Transcribe only part of the material below: the lines from the one containing "The picture is" through the one containing "import matplotlib.pyplot as plt", inclusive, exactly as written.

● ● ●

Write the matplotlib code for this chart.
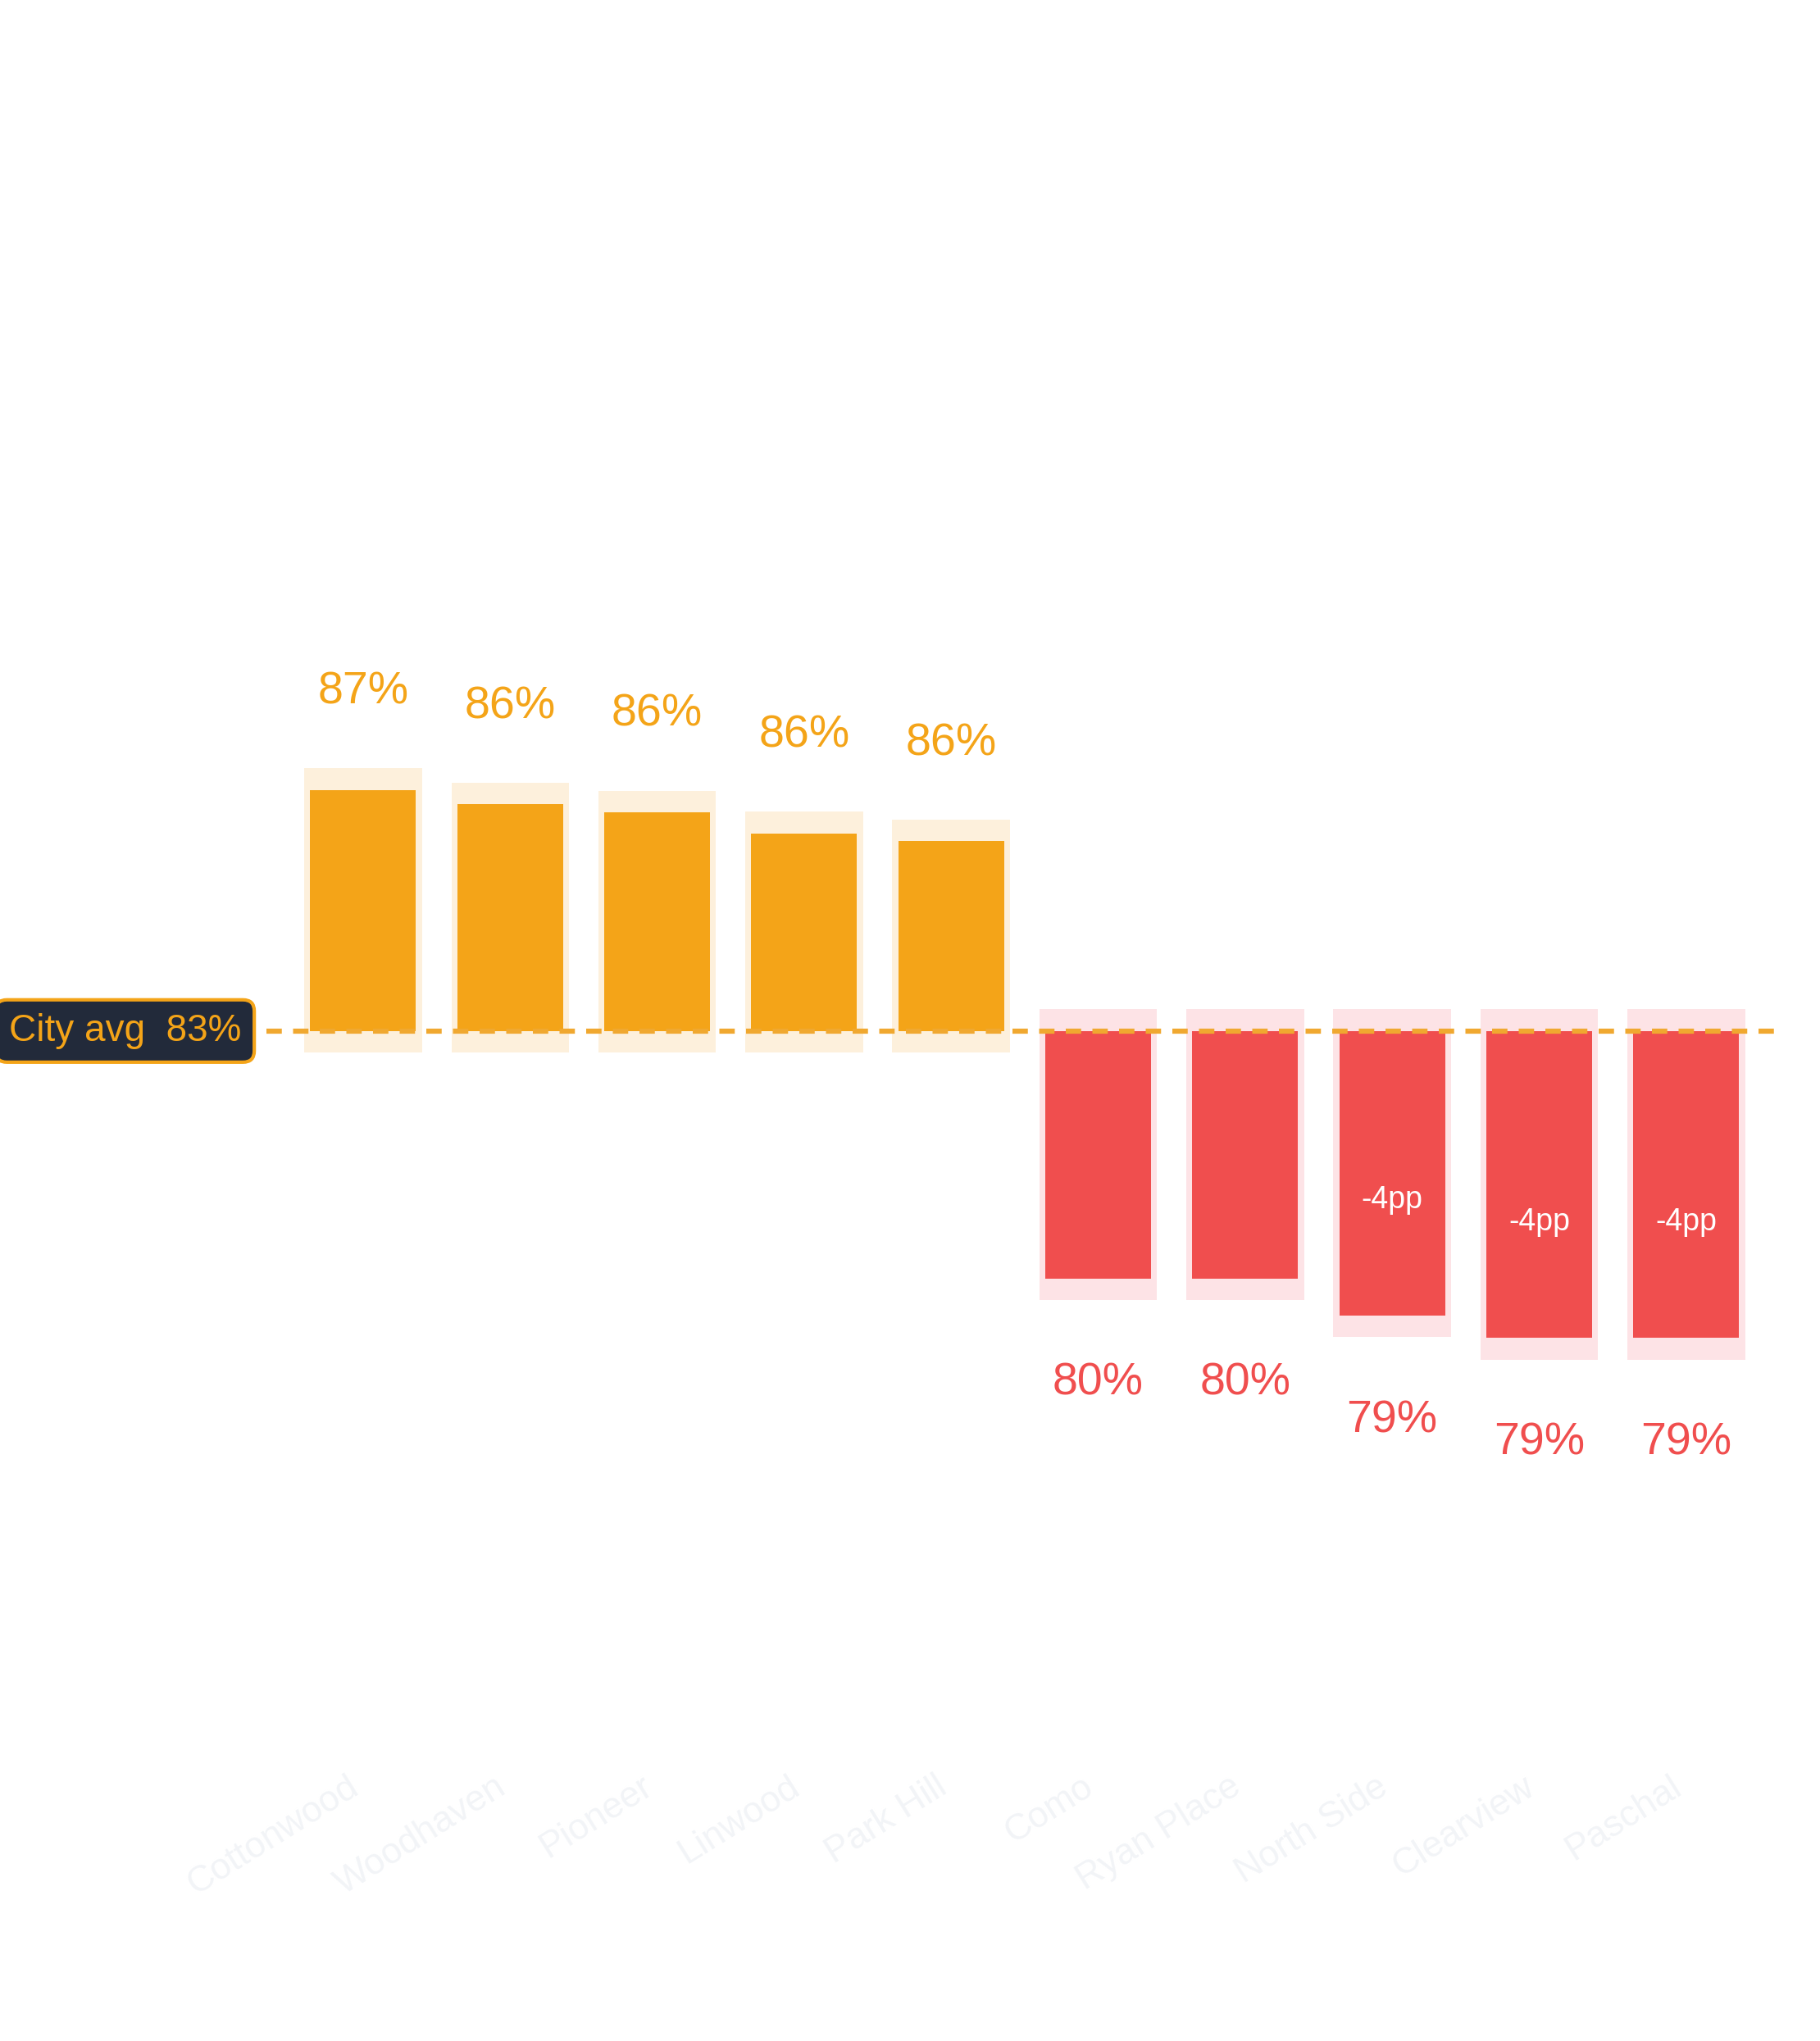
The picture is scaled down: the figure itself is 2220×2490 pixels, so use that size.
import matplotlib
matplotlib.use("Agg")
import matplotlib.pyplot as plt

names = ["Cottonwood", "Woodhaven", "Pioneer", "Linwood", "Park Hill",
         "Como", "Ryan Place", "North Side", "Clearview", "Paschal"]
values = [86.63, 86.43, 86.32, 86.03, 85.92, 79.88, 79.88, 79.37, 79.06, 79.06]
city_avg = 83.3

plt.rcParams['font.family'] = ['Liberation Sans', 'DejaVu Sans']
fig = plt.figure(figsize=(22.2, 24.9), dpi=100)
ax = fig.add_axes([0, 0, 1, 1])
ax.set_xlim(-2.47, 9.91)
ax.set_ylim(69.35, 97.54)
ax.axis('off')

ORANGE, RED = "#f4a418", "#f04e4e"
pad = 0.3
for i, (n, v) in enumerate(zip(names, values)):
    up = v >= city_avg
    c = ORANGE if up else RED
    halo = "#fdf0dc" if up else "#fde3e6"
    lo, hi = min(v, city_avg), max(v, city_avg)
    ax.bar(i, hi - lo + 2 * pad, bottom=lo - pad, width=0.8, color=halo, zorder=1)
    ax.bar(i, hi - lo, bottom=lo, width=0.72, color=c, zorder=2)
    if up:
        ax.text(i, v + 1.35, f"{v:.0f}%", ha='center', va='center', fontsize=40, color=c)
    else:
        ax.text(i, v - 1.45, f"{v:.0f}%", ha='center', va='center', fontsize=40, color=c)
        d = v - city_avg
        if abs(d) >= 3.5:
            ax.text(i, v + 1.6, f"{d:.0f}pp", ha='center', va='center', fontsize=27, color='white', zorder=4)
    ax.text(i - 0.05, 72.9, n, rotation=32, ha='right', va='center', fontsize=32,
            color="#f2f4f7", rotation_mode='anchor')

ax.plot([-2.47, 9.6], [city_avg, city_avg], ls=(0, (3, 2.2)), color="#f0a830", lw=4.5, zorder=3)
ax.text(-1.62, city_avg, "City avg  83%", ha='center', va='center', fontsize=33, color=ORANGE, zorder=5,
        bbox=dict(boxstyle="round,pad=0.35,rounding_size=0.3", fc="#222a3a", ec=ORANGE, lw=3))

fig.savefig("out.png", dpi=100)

● ● ●

* _Complete response_:
The picture is scaled down: the figure itself is 2220×2490 pixels, so use that size.
import matplotlib
matplotlib.use("Agg")
import matplotlib.pyplot as plt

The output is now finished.